Nonostante la rotonda vittoria dei verdeoro sui campioni del Mondo in carica – la Spagna del soporifero ma micidiale tiqui-taca – nonostante la vivace e colorata cornice di spettatori presenti sugli spalti e nonostante i nuovi e sontuosi stadi inaugurati in occasione della Confederations Cup, il Brasile ha perso; sconfitto e segnato in maniera profonda e indelebile dalle incessanti proteste che hanno fatto da cornice durante tutto l’arco dell’evento. Lo “spettacolo del calcio” questa volta ha dovuto arrendersi e lasciare il palcoscenico alle grida disperate di un popolo esausto ed arrabbiato, per nulla distratto dall’evento calcistico.

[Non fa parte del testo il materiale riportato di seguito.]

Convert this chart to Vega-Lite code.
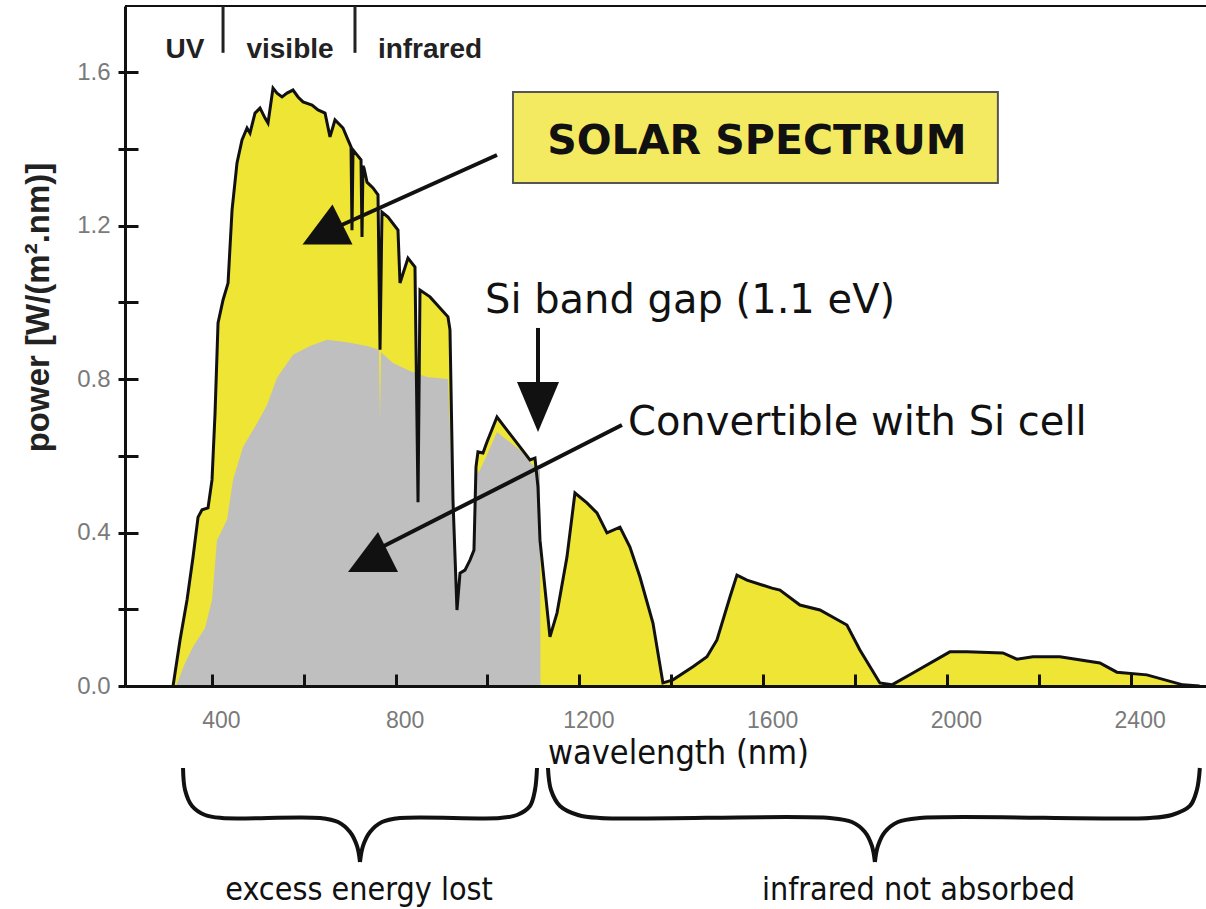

In una nazione dove il calcio più che un semplice sport rappresenta una vera e propria religione, la protesta ha offuscato l’intera manifestazione sportiva pre-mondiali: non c’è praticamente stato giorno senza cortei o scontri da parte di un popolo che chiede sostanziali miglioramenti strutturali nel trasporto pubblico, nel sistema sanitario nazionale e in quello abitativo nonché una ferma lotta contro l’imperante flagello della corruzione, al fine di attenuare le gravi disuguaglianze socio-economiche che caratterizzano il Paese.
L’aumento sconsiderato delle tasse e del costo della vita per finanziare gli eventi sportivi in programma – in particolar modo i mondiali di calcio della prossima estate – ha inasprito gli animi dei brasiliani, sfociando più di una volta in violente esternazioni che hanno portato morti, feriti e centinaia di arresti nonché all’uso della forza da parte della polizia. Numeri da guerriglia.
Il tessuto economico-sociale brasiliano, infatti è costituito non solo dal benessere apportato dalla recente crescita economica e dal sostanziale aumento del PIL, ma è anche formato da coloro che abitano ancora nelle favelas, regno delle più bieche ingiustizie e diseguaglianze sociali e delle povertà più profonda. Il popolo brasiliano si è scagliato (anche violentemente) contro questa gestione capitalistica del calcio che pone in primo piano i grandi sponsor e lascia indietro i più poveri, soprattutto in un Paese in cui dilagano povertà e disoccupazione.
Ciò dimostra, ancora una volta, il collasso che il sistema capitalistico sta subendo; una “globalità della crisi economica” che colpisce anche i cosiddetti “stati emergenti” e non solo quelli occidentali. Il governo, presieduto dal primo ministro Dilma Rousseff, deve per forza di cose dare efficaci risposte strutturali a questo condivisibile malcontento in vista dei prossimi ben più impegnativi mondiali del 2014.
Dall’alto dei loro ingaggi faraonici alcuni giocatori della Seleção, Neymar ed Hulk su tutti, si sono schierati a favore dei manifestanti e si sono detti “solidali” con le idee che hanno portato alla rivolta. Saudade.